How foodborne diseases protect the gut's nervous system
Prior infections appear to shield enteric neurons, preventing these key components of the body's 'second brain' from dying off when future pathogens strike.
Source: Rockefeller University
The 5:2 diet: A good choice for gestational diabetes
Weight loss after gestational diabetes can prevent the onset of type 2 diabetes. Yet finding the most effective way to lose weight and keep it off can be a challenge, especially for mothers with a new baby. Now, new research suggests that the popular 5:2 or intermittent fasting diet is just as effective as a conventional energy-restricting diet, enabling women greater choice and flexibility when it comes to weight loss.

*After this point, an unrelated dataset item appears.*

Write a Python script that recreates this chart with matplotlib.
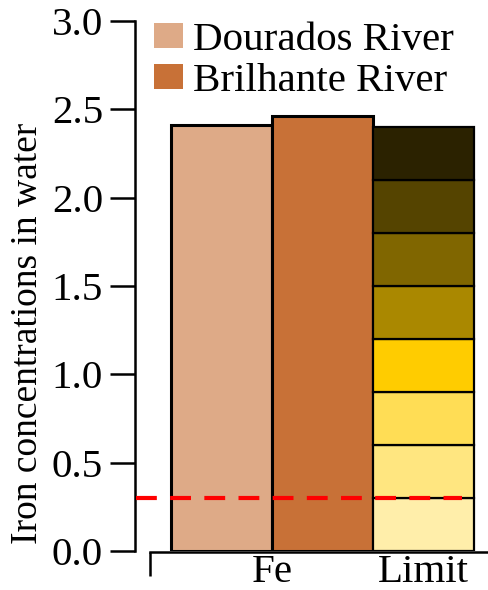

Source: University of South Australia
Potential strategy for fighting obesity
Lab safely replicates weight-loss benefits of plant linked to harmful side effects
Scientists may have identified a method of safely mimicking the weight-loss benefits of a plant compound that -- despite its harmful side effects -- hold critical answers to developing therapies for obesity.

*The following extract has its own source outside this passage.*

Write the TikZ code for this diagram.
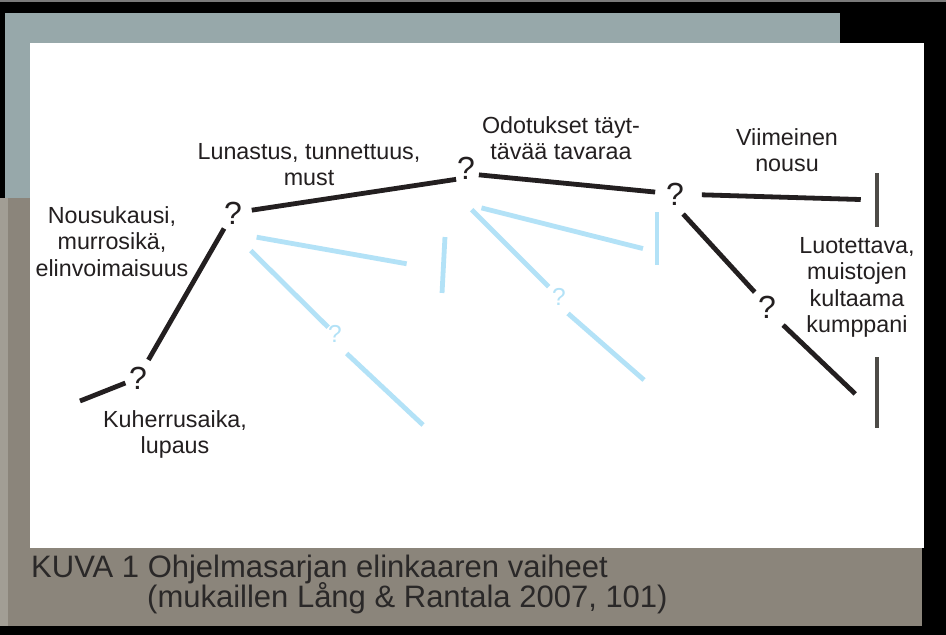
\documentclass[tikz,border=0pt]{standalone}
\usepackage{fontspec}
\setmainfont{Liberation Sans}
\usepackage{tikz}
\usetikzlibrary{calc}
\usepackage{xcolor}
\definecolor{ink}{HTML}{231F20}
\definecolor{capink}{HTML}{2A2828}
\definecolor{skyline}{HTML}{B3E2F7}
\definecolor{bargray}{HTML}{4D4B47}
\definecolor{bluegray}{HTML}{97A8AA}
\definecolor{taupe}{HTML}{8B857B}
\definecolor{stripgray}{HTML}{A29E95}
\definecolor{edgegray}{HTML}{7A7A7A}

\begin{document}
\begin{tikzpicture}[
    x=1pt, y=-1pt,
    stage/.style={draw=ink, line width=4.8pt},
    alt/.style={draw=skyline, line width=4.8pt},
    qmark/.style={font=\fontsize{32}{32}\selectfont, text=ink, inner sep=0pt, outer sep=0pt},
    qalt/.style={font=\fontsize{24.5}{24.5}\selectfont, text=skyline, inner sep=0pt, outer sep=0pt},
    endbar/.style={fill=bargray, inner sep=0pt, outer sep=0pt, minimum width=4.5pt},
    altbar/.style={fill=skyline, inner sep=0pt, outer sep=0pt, minimum width=4.8pt},
    lbl/.style={font=\fontsize{23.3}{26.5}\selectfont, text=ink, align=center, anchor=north, inner sep=0pt},
    captxt/.style={font=\fontsize{31}{31}\selectfont, text=capink, anchor=base west, inner sep=0pt},
]
\useasboundingbox (0,0) rectangle (946,635);
\fill[black] (0,0) rectangle (946,635);
\fill[edgegray] (0,0) rectangle (946,2);
\fill[bluegray] (5,13) rectangle (840,200);
\fill[taupe] (0,198) rectangle (922,626);
\fill[stripgray] (0,198) rectangle (8,626);
\fill[white] (30,43) rectangle (924,548);

\node[qmark] (q1) at (138,378) {?};
\node[qmark] (q2) at (233,213) {?};
\node[qmark] (q3) at (466,168) {?};
\node[qmark] (q4) at (675,194) {?};
\node[qmark] (q5) at (767,307) {?};
\node[qalt] (qa1) at (335,334) {?};
\node[qalt] (qa2) at (559,297) {?};
\node[endbar, minimum height=54pt] (end1) at (877,200) {};
\node[endbar, minimum height=71pt] (end2) at (877,392.5) {};
\node[altbar, minimum height=56pt, rotate=-3] (altend1) at (443.5,265) {};
\node[altbar, minimum height=53pt] (altend2) at (657,238.5) {};
\coordinate (start) at (80,401);
\coordinate (free1) at (423,425);
\coordinate (free2) at (644,380);

\draw[stage, shorten >=4pt] (start) -- (q1);
\draw[stage, shorten <=8pt, shorten >=5pt] (q1) -- (q2);
\draw[stage, shorten <=10pt, shorten >=1pt] (q2) -- (q3.south west);
\draw[stage, shorten <=4pt, shorten >=11pt] (q3.-36) -- (q4);
\draw[stage, shorten <=18pt, shorten >=14pt] (q4) -- (end1);
\draw[stage, shorten <=12pt, shorten >=5pt] (q4.south) -- (q5.north west);
\draw[stage, shorten <=10pt, shorten >=27pt] (q5.south east) -- ([yshift=-20pt]end2.west);

\draw[alt, shorten <=24pt, shorten >=35pt] ([yshift=-20pt]q2.center) -- ([yshift=-5pt]altend1.west);
\draw[alt, shorten <=25pt] ([yshift=-20pt]q2.center) -- (qa1);
\draw[alt, shorten <=16pt] (qa1.south) -- (free1);
\draw[alt, shorten <=16pt, shorten >=12pt] ([yshift=-36pt]q3.center) -- ([yshift=-13pt]altend2.west);
\draw[alt, shorten <=8pt, shorten >=5pt] ([yshift=-36pt]q3.center) -- (qa2);
\draw[alt, shorten <=12pt] (qa2.south) -- (free2);

\node[lbl] (l1) at (112,206) {Nousukausi,\\murrosikä,\\elinvoimaisuus};
\node[lbl] (l2) at (309,143) {Lunastus, tunnettuus,\\must};
\node[lbl] (l3) at (561,116) {Odotukset täyt-\\tävää tavaraa};
\node[lbl] (l4) at (787,128) {Viimeinen\\nousu};
\node[lbl] (l5) at (857,237) {Luotettava,\\muistojen\\kultaama\\kumppani};
\node[lbl] (l6) at (175,410) {Kuherrusaika,\\lupaus};

\node[captxt] (c1) at (31,577) {KUVA 1 Ohjelmasarjan elinkaaren vaiheet};
\node[captxt] (c2) at (147,607) {(mukaillen Lång \& Rantala 2007, 101)};
\end{tikzpicture}
\end{document}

Source: UT Southwestern Medical Center
Brain reveals the risk for developing obesity
Obesity risk factors of family background are associated with changes in the brain function, finds a new study. The results show that the function of neural networks regulating satiety and appetite is altered already before a person develops obesity.

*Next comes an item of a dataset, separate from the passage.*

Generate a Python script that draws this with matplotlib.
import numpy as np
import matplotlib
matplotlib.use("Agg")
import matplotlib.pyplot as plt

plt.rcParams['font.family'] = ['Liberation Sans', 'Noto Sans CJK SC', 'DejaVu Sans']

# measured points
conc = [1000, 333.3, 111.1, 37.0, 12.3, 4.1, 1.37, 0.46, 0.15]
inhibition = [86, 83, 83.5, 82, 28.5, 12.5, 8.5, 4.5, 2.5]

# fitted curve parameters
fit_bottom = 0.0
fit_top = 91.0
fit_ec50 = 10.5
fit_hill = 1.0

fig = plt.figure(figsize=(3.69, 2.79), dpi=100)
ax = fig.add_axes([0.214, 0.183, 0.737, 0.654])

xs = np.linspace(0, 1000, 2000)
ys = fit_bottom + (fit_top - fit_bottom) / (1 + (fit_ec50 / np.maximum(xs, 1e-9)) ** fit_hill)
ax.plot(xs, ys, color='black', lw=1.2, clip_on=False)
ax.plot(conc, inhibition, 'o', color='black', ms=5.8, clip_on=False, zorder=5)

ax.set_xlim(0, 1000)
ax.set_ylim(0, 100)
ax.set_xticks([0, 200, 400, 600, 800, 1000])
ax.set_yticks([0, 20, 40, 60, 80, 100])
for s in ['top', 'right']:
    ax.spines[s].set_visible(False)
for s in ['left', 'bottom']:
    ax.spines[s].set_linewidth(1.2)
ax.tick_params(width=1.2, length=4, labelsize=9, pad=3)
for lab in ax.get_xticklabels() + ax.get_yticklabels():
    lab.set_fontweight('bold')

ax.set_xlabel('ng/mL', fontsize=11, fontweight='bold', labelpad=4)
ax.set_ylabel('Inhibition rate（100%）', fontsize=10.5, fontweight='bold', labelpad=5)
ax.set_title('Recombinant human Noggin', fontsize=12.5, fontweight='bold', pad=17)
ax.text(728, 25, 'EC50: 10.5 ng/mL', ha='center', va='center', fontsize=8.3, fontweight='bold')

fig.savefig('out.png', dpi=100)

Source: University of Turku
Why sugary drink taxes aren’t effective -- and how to change that
Study finds price tags need to mention the tax to sway consumers
Several U.S. cities have instituted taxes on drinks with added sugar in order to reduce consumption, but new research suggests these policies currently have one fatal flaw. The study found that sugary drink taxes only reduce purchasing if price tags at stores mention that consumers are paying that tax when they buy the drink.
Source: Ohio State University
Can eating alone be bad for your heart?
As women age, their risk of cardiovascular disease (CVD) exceeds men's largely because of decreased levels of estrogen that regulate vascular function. As a result, much research is focused on various risk factors. A new study suggests that eating alone may contribute to an increased risk of heart disease in older women.
Source: The North American Menopause Society (NAMS)
Three ways to reduce the carbon footprint of food purchased by US households
Most consumers want to make food purchases that are smart for their wallets, their health and the environment. And while switching to a vegetarian or vegan diet can lower one's impact on greenhouse gas emissions, it may not be realistic or healthful for everyone. Now, researchers report three ways that Americans can reduce the carbon footprint of their food purchases, without requiring drastic dietary changes.
Source: American Chemical Society
Save the planet (and your health) by steering clear of sweets and pastries
Need another reason to cut back on sugary foods and drinks, apart from an expanding waistline? They're not helping the environment, contributing to a higher cropland, water scarcity and ecological footprint, according to a new review.
Source: University of South Australia
Blood metabolites associated with coffee consumption may affect kidney disease risk
Researchers have identified several metabolites in the blood whose levels are altered by coffee consumption. Levels of 3 of these coffee-related metabolites were significantly associated with individuals' risk of developing chronic kidney disease.